En coulisses, qui tire les ficelles de cette vaste comédie humaine ? Un Dieu joueur ou Isaac Bashevis Singer ? Fin observateur de la nature humaine, le romancier juif polonais naturalisé américain pose des questions essentielles : « Comment pouvons-nous continuer à vivre en sachant que l’espèce humaine compte de tels assoiffés de sang ? » Si les Hommes dotés du libre arbitre sont responsables de l’Holocauste, comment le Maître de l’Univers a-t-il pu rester silencieux ? Quid de la foi après la Shoah ? Peut-on vivre dans un monde que Dieu a déserté et vidé de sa spiritualité ? Le cas échéant, quel sens lui donner, dans ses deux acceptions : direction et signification ?

Tel que nous le concevions autrefois, l’atome s’arrêtait de bouger.
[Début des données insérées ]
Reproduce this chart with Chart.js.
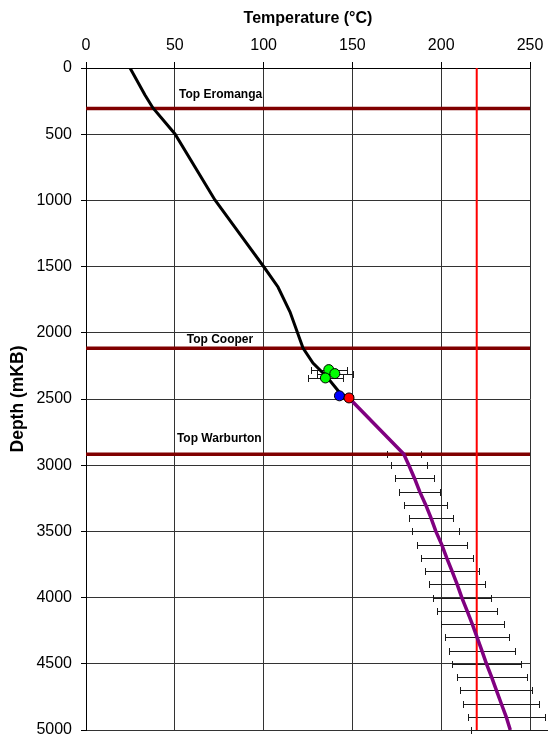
<!DOCTYPE html>
<html>
<head>
<meta charset="utf-8">
<script src="https://cdn.jsdelivr.net/npm/chart.js@4.4.1/dist/chart.umd.min.js"></script>
<style>
  html, body { margin: 0; padding: 0; background: #fff; }
</style>
</head>
<body>
<canvas id="tempChart" width="548" height="738"></canvas>
<script>
// axis ticks
const tempTicks = [0, 50, 100, 150, 200, 250];
const depthTicks = [0, 500, 1000, 1500, 2000, 2500, 3000, 3500, 4000, 4500, 5000];

// measured temperature profile (black)
const gradTemp  = [24.8, 33.2, 37.7, 50.1, 72.6, 87.8, 100.2, 108.1, 114.9, 122.2, 127.8, 135.7, 143.0, 148.1];
const gradDepth = [0, 204, 302, 498, 997, 1276, 1503, 1654, 1843, 2115, 2228, 2334, 2455, 2492];

// extrapolated trend below the reservoir (purple), +/- uncertainty in °C
const modelTemp  = [148.1, 178.9, 181.8, 185.0, 187.9, 191.3, 194.3, 197.0, 200.3, 203.1, 206.1, 209.0,
                    211.6, 214.6, 217.5, 220.2, 222.9, 225.5, 228.4, 231.1, 233.8, 236.6, 238.9];
const modelDepth = [2492, 2915, 3000, 3100, 3200, 3300, 3400, 3500, 3600, 3700, 3800, 3900,
                    4000, 4100, 4200, 4300, 4400, 4500, 4600, 4700, 4800, 4900, 5000];
const modelErr   = [0, 9.6, 10.1, 11.0, 11.7, 12.1, 12.6, 13.3, 14.1, 14.6, 15.2, 15.9,
                    16.4, 17.0, 17.6, 18.1, 18.5, 19.4, 19.7, 20.3, 21.4, 21.7, 22.3];

// individual measurements
const greenTemp = [136.7, 140.1, 134.8];
const greenDepth = [2278, 2308, 2341];
const greenErr = [10, 10, 10];
const blueTemp = [142.7];
const blueDepth = [2476];
const redTemp = [148.1];
const redDepth = [2492];
const redErr = [2.3];

// formation tops
const horizonNames = ['Top Eromanga', 'Top Cooper', 'Top Warburton'];
const horizonDepth = [305, 2117, 2917];
const horizonLabelTemp = [52.4, 56.7, 51.2];
const horizonLabelDepth = [204, 2054, 2797];

// temperature limit line
const limitTemp = 220;

const toPoints = (xs, ys) => xs.map((v, i) => ({ x: v, y: ys[i] }));

Chart.defaults.font.family = '"Liberation Sans", Arial, sans-serif';
Chart.defaults.color = '#000';

const errorBars = {
  id: 'errorBars',
  beforeDatasetsDraw(chart) {
    const { ctx, scales: { x, y } } = chart;
    ctx.save();
    ctx.strokeStyle = '#1a1a1a';
    ctx.lineWidth = 1;
    chart.data.datasets.forEach(ds => {
      if (!ds.errors) return;
      ds.data.forEach((p, i) => {
        const e = ds.errors[i];
        if (!e) return;
        const yp = Math.round(y.getPixelForValue(p.y)) + 0.5;
        const x1 = Math.round(x.getPixelForValue(p.x - e)) + 0.5;
        const x2 = Math.round(x.getPixelForValue(p.x + e)) + 0.5;
        ctx.beginPath();
        ctx.moveTo(x1, yp); ctx.lineTo(x2, yp);
        ctx.moveTo(x1, yp - 3.5); ctx.lineTo(x1, yp + 3.5);
        ctx.moveTo(x2, yp - 3.5); ctx.lineTo(x2, yp + 3.5);
        ctx.stroke();
      });
    });
    ctx.restore();
  }
};

const horizonLabels = {
  id: 'horizonLabels',
  afterDatasetsDraw(chart) {
    const { ctx, scales: { x, y } } = chart;
    ctx.save();
    ctx.font = 'bold 12px "Liberation Sans", Arial, sans-serif';
    ctx.fillStyle = '#000';
    ctx.textAlign = 'left';
    ctx.textBaseline = 'middle';
    horizonNames.forEach((name, i) => {
      ctx.fillText(name, x.getPixelForValue(horizonLabelTemp[i]), y.getPixelForValue(horizonLabelDepth[i]));
    });
    ctx.restore();
  }
};

const datasets = [
  { label: 'red', data: toPoints(redTemp, redDepth), errors: redErr,
    backgroundColor: '#ff0000', borderColor: '#000', borderWidth: 1, pointRadius: 5 },
  { label: 'blue', data: toPoints(blueTemp, blueDepth),
    backgroundColor: '#0000ff', borderColor: '#000', borderWidth: 1, pointRadius: 5 },
  { label: 'green', data: toPoints(greenTemp, greenDepth), errors: greenErr,
    backgroundColor: '#00ff00', borderColor: '#000', borderWidth: 1, pointRadius: 5 },
  { label: 'profile', data: toPoints(gradTemp, gradDepth), showLine: true,
    borderColor: '#000', borderWidth: 3, pointRadius: 0 },
  { label: 'trend', data: toPoints(modelTemp, modelDepth), errors: modelErr, showLine: true,
    borderColor: '#800080', borderWidth: 3.5, pointRadius: 0 },
  { label: 'limit', data: [{ x: limitTemp, y: 0 }, { x: limitTemp, y: 5000 }], showLine: true,
    borderColor: '#ff0000', borderWidth: 2, pointRadius: 0 }
];
horizonDepth.forEach((d, i) => {
  datasets.push({ label: horizonNames[i], data: [{ x: 0, y: d }, { x: 250, y: d }], showLine: true,
    borderColor: '#800000', borderWidth: 3.5, pointRadius: 0 });
});

new Chart(document.getElementById('tempChart'), {
  type: 'scatter',
  data: { datasets },
  options: {
    responsive: false,
    animation: false,
    layout: { padding: { top: 0, left: 0, right: 18, bottom: 8 } },
    plugins: { legend: { display: false }, tooltip: { enabled: false } },
    scales: {
      x: {
        type: 'linear', position: 'top', min: 0, max: 250,
        afterBuildTicks: s => { s.ticks = tempTicks.map(v => ({ value: v })); },
        afterFit: s => { s.height = 68; s.paddingLeft = 0; s.paddingRight = 0; },
        ticks: { font: { size: 16 }, padding: 7, maxRotation: 0, color: '#000',
                 callback: v => String(v) },
        grid: { color: '#333', lineWidth: 1, tickLength: 6, tickColor: '#000' },
        border: { color: '#000', width: 1 },
        title: { display: true, text: 'Temperature (°C)', font: { size: 16, weight: 'bold' },
                 color: '#000', padding: { top: 9, bottom: 0 } }
      },
      y: {
        type: 'linear', reverse: true, min: 0, max: 5000,
        afterBuildTicks: s => { s.ticks = depthTicks.map(v => ({ value: v })); },
        afterFit: s => { s.width = 86; s.paddingTop = 0; s.paddingBottom = 0; },
        ticks: { font: { size: 16 }, padding: 9, color: '#000',
                 callback: v => String(v) },
        grid: { color: '#333', lineWidth: 1, tickLength: 5, tickColor: '#000' },
        border: { color: '#000', width: 1 },
        title: { display: true, text: 'Depth (mKB)', font: { size: 17.5, weight: 'bold' },
                 color: '#000', padding: { top: 8, bottom: 0 } }
      }
    }
  },
  plugins: [errorBars, horizonLabels]
});
</script>
</body>
</html>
Celui qu’on observe aujourd’hui gesticule dans tous les sens comme frappé de folie, il se tortille et tournoie sans fin. Peut-être est-ce le symbole ultime de l’homme d’aujourd’hui.

L’écrivain yiddish nobélisé en 1978 a non seulement l’immense talent de les poser en les incarnant dans des êtres de chair et de sang au fil de dialogues brillants, mais, a en plus, le mérite de proposer des réponses à l’absurdité de la condition humaine.

Quel était l’univers tel que Einstein ou Eddington le concevaient ? Un tas de glaise bourré d’atomes aveugles qui couraient dans tous les sens en se cognant fiévreusement au passage. De ce chaos, un nouvel Hitler pouvait surgir à chaque génération. L’accablante conclusion de toute la science moderne, c’était que Dieu possédait moins d’intelligence qu’une puce.

C’est ce que j’aurais dû être : astronome, pensa-t-il. Si on se perd dans la grandeur de ce qui est divin, on ne voit plus les petitesses de l’être humain.

Mon appréciation : 5/5

Date de parution : 1957. Grand format aux Éditions du Mercure de France, poche chez Folio, traduit de l’anglais par Marie-Pierre Bay, 928 pages.